Published August 2004

Eating nuts can be a good way of lowering total cholesterol and reducing the risk of cardiovascular disease, says Cynthia Goody, PhD, assistant professor and nutritionist in the College of Allied Health Sciences.

The trick, says Dr. Goody, is not to eat too many of them.

Numerous plant foods lower the risk of cardiovascular disease by lowering cholesterol, low-density lipoproteins (LDL or "bad" cholesterol) and triglycerides (blood fat)-while increasing high-density lipoproteins (HDL or "good" cholesterol).

These foods include oats, garlic, soybeans ... and nuts

Their beneficial effect is probably due in part to their high monounsaturated fat and vitamin E content, says Dr.

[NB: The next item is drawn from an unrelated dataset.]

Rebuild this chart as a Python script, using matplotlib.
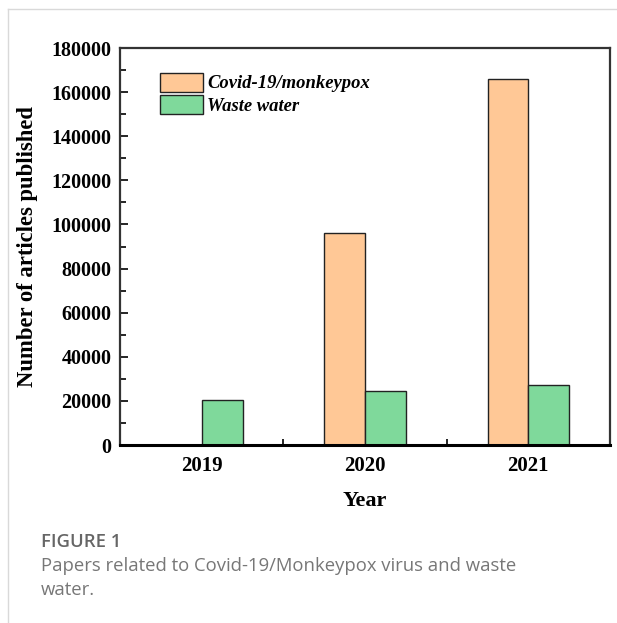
import numpy as np
import matplotlib
matplotlib.use("Agg")
import matplotlib.pyplot as plt
from matplotlib.lines import Line2D
from matplotlib.ticker import MultipleLocator, FixedLocator

years = ['2019', '2020', '2021']
covid_monkeypox = [0, 96000, 166000]
waste_water = [20400, 24500, 27200]

plt.rcParams['font.family'] = 'Liberation Serif'

fig = plt.figure(figsize=(6.17, 6.23), dpi=100)
ax = fig.add_axes([0.1945, 0.2857, 0.7942, 0.6372])

x = np.arange(len(years))
w = 0.25
ax.bar(x - w / 2, covid_monkeypox, w, color='#ffc896', edgecolor='#222222',
       linewidth=1.0, label='Covid-19/monkeypox')
ax.bar(x + w / 2, waste_water, w, color='#7fd99b', edgecolor='#222222',
       linewidth=1.0, label='Waste water')

ax.set_xlim(-0.5, 2.5)
ax.set_ylim(0, 180000)
ax.set_xticks(x)
ax.set_xticklabels(years)
ax.xaxis.set_minor_locator(FixedLocator([0.5, 1.5]))
ax.yaxis.set_major_locator(MultipleLocator(20000))
ax.yaxis.set_minor_locator(MultipleLocator(10000))

ax.tick_params(axis='x', which='major', length=0, pad=8)
ax.tick_params(axis='x', which='minor', direction='in', length=4, width=1.2)
ax.tick_params(axis='y', which='major', direction='in', length=6, width=1.2, pad=6)
ax.tick_params(axis='y', which='minor', direction='in', length=4, width=1.2)
for lab in ax.get_xticklabels():
    lab.set_fontsize(15)
    lab.set_fontweight('bold')
for lab in ax.get_yticklabels():
    lab.set_fontsize(14.5)
    lab.set_fontweight('bold')

for side in ['left', 'top', 'right']:
    ax.spines[side].set_color('#333333')
    ax.spines[side].set_linewidth(1.6)
ax.spines['bottom'].set_color('black')
ax.spines['bottom'].set_linewidth(2.2)

ax.set_xlabel('Year', fontsize=16, fontweight='bold', labelpad=11)
ax.set_ylabel('Number of articles published', fontsize=16.3, fontweight='bold', labelpad=10)

leg = ax.legend(loc='upper left', bbox_to_anchor=(0.066, 0.957), frameon=False,
                prop={'size': 13.4, 'weight': 'bold', 'style': 'italic'},
                handlelength=2.3, handleheight=1.2, handletextpad=0.25,
                labelspacing=0.15, borderaxespad=0)

# panel border
fig.add_artist(Line2D([0.013, 1.0], [0.985, 0.985], color='#d9d9d9', lw=1.0))
fig.add_artist(Line2D([0.013, 0.013], [0.0, 0.985], color='#d9d9d9', lw=1.0))

fig.text(0.066, 0.122, 'FIGURE 1', fontsize=13.3, color='#666666',
         family='Open Sans', fontweight='semibold')
fig.text(0.066, 0.083, 'Papers related to Covid-19/Monkeypox virus and waste',
         fontsize=13.3, color='#777777', family='Open Sans')
fig.text(0.066, 0.045, 'water.', fontsize=13.3, color='#777777', family='Open Sans')

fig.savefig('out.png', dpi=100)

Goody, but "phytochemicals" could also play a role. These are substances in plants that protect the body's cells from damage that could cause cancer or heart disease.

Research shows a variety of tree nuts, such as walnuts and almonds, significantly reduce total blood cholesterol and LDL when eaten as part of a diet low in saturated fat and cholesterol. Peanuts also contain phytochemicals that may aid in reducing cardiovascular disease.

To enjoy the health benefits of nuts, however, they must be eaten in "moderate" amounts (1-2 oz/day, about the size of four dice). Eat only a small handful of mixed nuts as a snack, sprinkle walnuts on top of spinach salad, or mix almonds with cereal and berries.

So go nuts ... but don't go crazy, Dr. Goody warns. A cup of nuts, she points out, is equal in calories to 64 cups of popcorn!